**Task brief:** Exactly as written, write out the lines below from the first to the one containing "import seaborn as sns", inclusive. Pictures do not belong in the copy.

**Collected material:**
┏━━
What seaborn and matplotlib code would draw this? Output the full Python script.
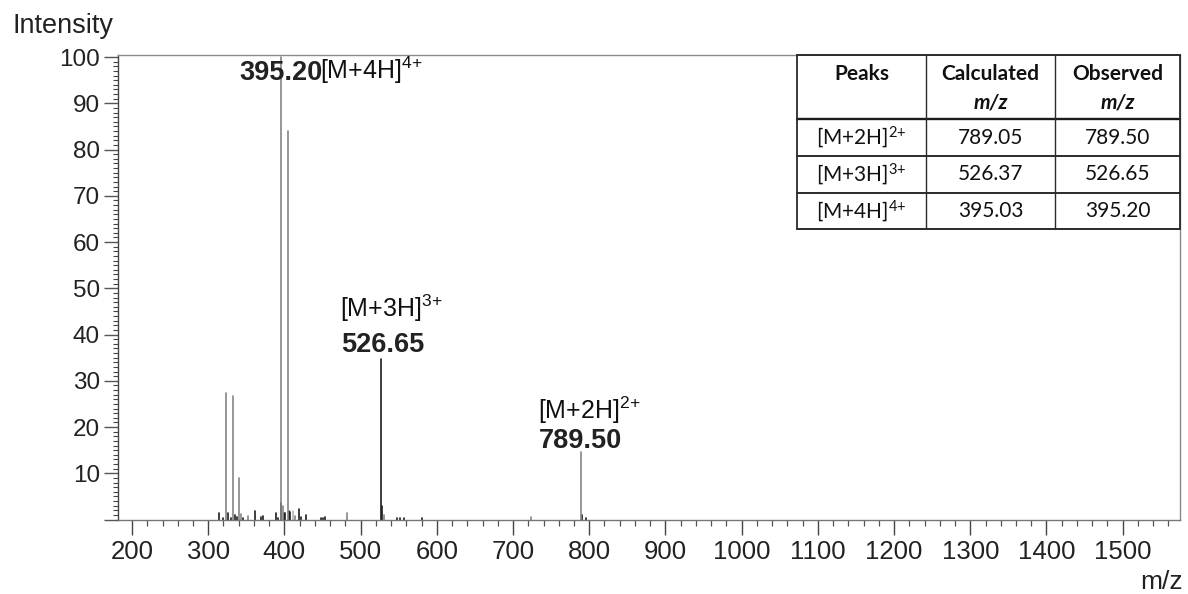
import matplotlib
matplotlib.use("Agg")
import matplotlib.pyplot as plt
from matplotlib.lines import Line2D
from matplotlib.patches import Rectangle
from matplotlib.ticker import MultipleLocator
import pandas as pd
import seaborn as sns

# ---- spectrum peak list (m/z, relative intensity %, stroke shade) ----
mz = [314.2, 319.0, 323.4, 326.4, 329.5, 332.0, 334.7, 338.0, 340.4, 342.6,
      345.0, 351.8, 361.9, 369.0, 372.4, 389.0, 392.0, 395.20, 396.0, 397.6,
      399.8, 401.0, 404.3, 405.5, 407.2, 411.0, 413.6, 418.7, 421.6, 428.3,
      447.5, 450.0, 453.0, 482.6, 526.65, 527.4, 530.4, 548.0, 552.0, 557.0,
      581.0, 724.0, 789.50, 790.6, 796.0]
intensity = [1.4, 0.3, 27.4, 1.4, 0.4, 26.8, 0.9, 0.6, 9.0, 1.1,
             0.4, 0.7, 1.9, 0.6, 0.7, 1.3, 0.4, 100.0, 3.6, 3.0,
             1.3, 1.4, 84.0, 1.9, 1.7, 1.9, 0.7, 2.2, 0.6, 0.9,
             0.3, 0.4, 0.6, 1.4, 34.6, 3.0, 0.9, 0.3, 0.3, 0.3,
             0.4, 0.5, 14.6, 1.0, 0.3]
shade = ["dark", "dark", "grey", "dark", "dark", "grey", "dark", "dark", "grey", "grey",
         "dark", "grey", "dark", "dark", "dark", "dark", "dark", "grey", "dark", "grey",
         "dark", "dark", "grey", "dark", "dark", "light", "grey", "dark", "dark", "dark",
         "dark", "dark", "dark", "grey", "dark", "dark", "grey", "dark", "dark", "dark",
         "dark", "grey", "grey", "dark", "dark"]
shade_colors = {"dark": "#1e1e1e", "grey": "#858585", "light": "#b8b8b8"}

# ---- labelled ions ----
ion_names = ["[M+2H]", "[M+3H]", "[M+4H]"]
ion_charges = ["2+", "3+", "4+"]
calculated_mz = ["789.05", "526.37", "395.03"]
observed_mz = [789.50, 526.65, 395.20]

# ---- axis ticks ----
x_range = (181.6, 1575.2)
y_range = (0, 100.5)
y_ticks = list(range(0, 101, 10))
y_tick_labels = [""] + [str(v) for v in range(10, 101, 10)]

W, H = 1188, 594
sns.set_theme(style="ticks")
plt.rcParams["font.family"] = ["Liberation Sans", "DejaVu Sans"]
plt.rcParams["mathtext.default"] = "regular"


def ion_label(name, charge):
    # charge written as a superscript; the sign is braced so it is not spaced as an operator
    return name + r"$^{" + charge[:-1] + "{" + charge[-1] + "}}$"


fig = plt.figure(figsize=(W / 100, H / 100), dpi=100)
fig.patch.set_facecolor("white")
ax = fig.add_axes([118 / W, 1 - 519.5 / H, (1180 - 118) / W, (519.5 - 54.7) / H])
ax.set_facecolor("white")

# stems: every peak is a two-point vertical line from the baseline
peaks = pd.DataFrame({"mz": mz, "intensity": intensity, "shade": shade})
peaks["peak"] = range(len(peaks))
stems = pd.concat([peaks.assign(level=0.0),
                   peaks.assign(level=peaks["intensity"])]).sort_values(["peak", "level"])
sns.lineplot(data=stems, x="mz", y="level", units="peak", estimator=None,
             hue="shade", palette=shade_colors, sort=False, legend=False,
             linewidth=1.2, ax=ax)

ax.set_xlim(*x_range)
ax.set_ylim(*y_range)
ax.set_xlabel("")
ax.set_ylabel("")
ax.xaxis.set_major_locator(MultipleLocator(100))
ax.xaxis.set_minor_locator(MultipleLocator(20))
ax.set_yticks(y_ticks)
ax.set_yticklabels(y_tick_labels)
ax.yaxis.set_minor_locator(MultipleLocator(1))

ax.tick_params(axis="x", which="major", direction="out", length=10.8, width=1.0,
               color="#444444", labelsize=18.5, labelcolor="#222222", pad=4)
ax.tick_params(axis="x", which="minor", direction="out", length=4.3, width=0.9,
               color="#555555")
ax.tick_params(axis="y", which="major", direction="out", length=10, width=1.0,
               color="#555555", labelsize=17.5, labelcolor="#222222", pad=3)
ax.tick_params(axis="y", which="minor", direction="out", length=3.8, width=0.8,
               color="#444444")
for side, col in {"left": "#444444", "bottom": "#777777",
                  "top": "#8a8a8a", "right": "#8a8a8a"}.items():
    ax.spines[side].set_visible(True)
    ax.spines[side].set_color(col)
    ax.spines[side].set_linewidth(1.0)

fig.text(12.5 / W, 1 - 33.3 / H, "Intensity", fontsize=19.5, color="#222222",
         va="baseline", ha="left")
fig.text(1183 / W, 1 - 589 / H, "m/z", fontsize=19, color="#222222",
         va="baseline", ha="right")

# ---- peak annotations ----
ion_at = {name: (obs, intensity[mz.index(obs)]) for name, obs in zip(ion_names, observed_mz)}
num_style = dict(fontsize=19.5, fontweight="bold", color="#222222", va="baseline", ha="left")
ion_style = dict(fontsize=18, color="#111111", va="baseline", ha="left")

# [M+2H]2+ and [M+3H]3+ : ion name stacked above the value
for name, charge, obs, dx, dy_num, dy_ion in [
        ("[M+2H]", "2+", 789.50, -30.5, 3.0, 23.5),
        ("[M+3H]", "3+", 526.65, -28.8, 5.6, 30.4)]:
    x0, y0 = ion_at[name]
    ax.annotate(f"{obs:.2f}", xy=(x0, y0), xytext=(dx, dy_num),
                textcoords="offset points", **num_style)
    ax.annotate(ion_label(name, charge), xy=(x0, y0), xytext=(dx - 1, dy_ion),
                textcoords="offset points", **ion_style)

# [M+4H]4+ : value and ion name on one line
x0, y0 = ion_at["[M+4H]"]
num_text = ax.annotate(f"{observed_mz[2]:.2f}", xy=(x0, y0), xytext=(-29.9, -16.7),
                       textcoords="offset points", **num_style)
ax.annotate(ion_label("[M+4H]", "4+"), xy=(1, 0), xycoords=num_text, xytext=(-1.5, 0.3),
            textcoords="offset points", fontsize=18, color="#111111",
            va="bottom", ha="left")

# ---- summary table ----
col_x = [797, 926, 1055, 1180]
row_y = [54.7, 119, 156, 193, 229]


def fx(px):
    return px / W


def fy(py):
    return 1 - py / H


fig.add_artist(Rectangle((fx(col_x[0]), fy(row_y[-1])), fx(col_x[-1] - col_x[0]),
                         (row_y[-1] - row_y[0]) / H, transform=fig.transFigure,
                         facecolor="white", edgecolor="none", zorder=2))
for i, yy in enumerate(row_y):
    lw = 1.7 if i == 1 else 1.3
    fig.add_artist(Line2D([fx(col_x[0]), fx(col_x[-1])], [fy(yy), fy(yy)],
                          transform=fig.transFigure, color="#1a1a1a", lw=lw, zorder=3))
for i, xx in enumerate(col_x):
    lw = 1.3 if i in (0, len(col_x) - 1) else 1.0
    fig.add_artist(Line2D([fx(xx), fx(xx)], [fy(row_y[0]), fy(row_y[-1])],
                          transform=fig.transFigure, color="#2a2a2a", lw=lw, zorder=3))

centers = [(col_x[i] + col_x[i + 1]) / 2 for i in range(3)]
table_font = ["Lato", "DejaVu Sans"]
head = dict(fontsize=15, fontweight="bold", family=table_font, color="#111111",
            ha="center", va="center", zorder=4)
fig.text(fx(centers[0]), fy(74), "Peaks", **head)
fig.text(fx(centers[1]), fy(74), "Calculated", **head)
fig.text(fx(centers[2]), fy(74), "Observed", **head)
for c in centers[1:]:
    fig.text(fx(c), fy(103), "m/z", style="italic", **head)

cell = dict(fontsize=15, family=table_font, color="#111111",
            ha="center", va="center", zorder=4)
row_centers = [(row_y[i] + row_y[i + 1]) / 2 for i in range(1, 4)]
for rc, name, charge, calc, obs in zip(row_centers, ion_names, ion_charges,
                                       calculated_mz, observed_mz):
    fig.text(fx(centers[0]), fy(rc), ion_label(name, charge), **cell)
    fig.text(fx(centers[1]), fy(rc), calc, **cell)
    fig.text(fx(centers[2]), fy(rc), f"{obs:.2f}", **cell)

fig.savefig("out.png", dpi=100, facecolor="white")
┗━━
**Completed task:**
What seaborn and matplotlib code would draw this? Output the full Python script.
import matplotlib
matplotlib.use("Agg")
import matplotlib.pyplot as plt
from matplotlib.lines import Line2D
from matplotlib.patches import Rectangle
from matplotlib.ticker import MultipleLocator
import pandas as pd
import seaborn as sns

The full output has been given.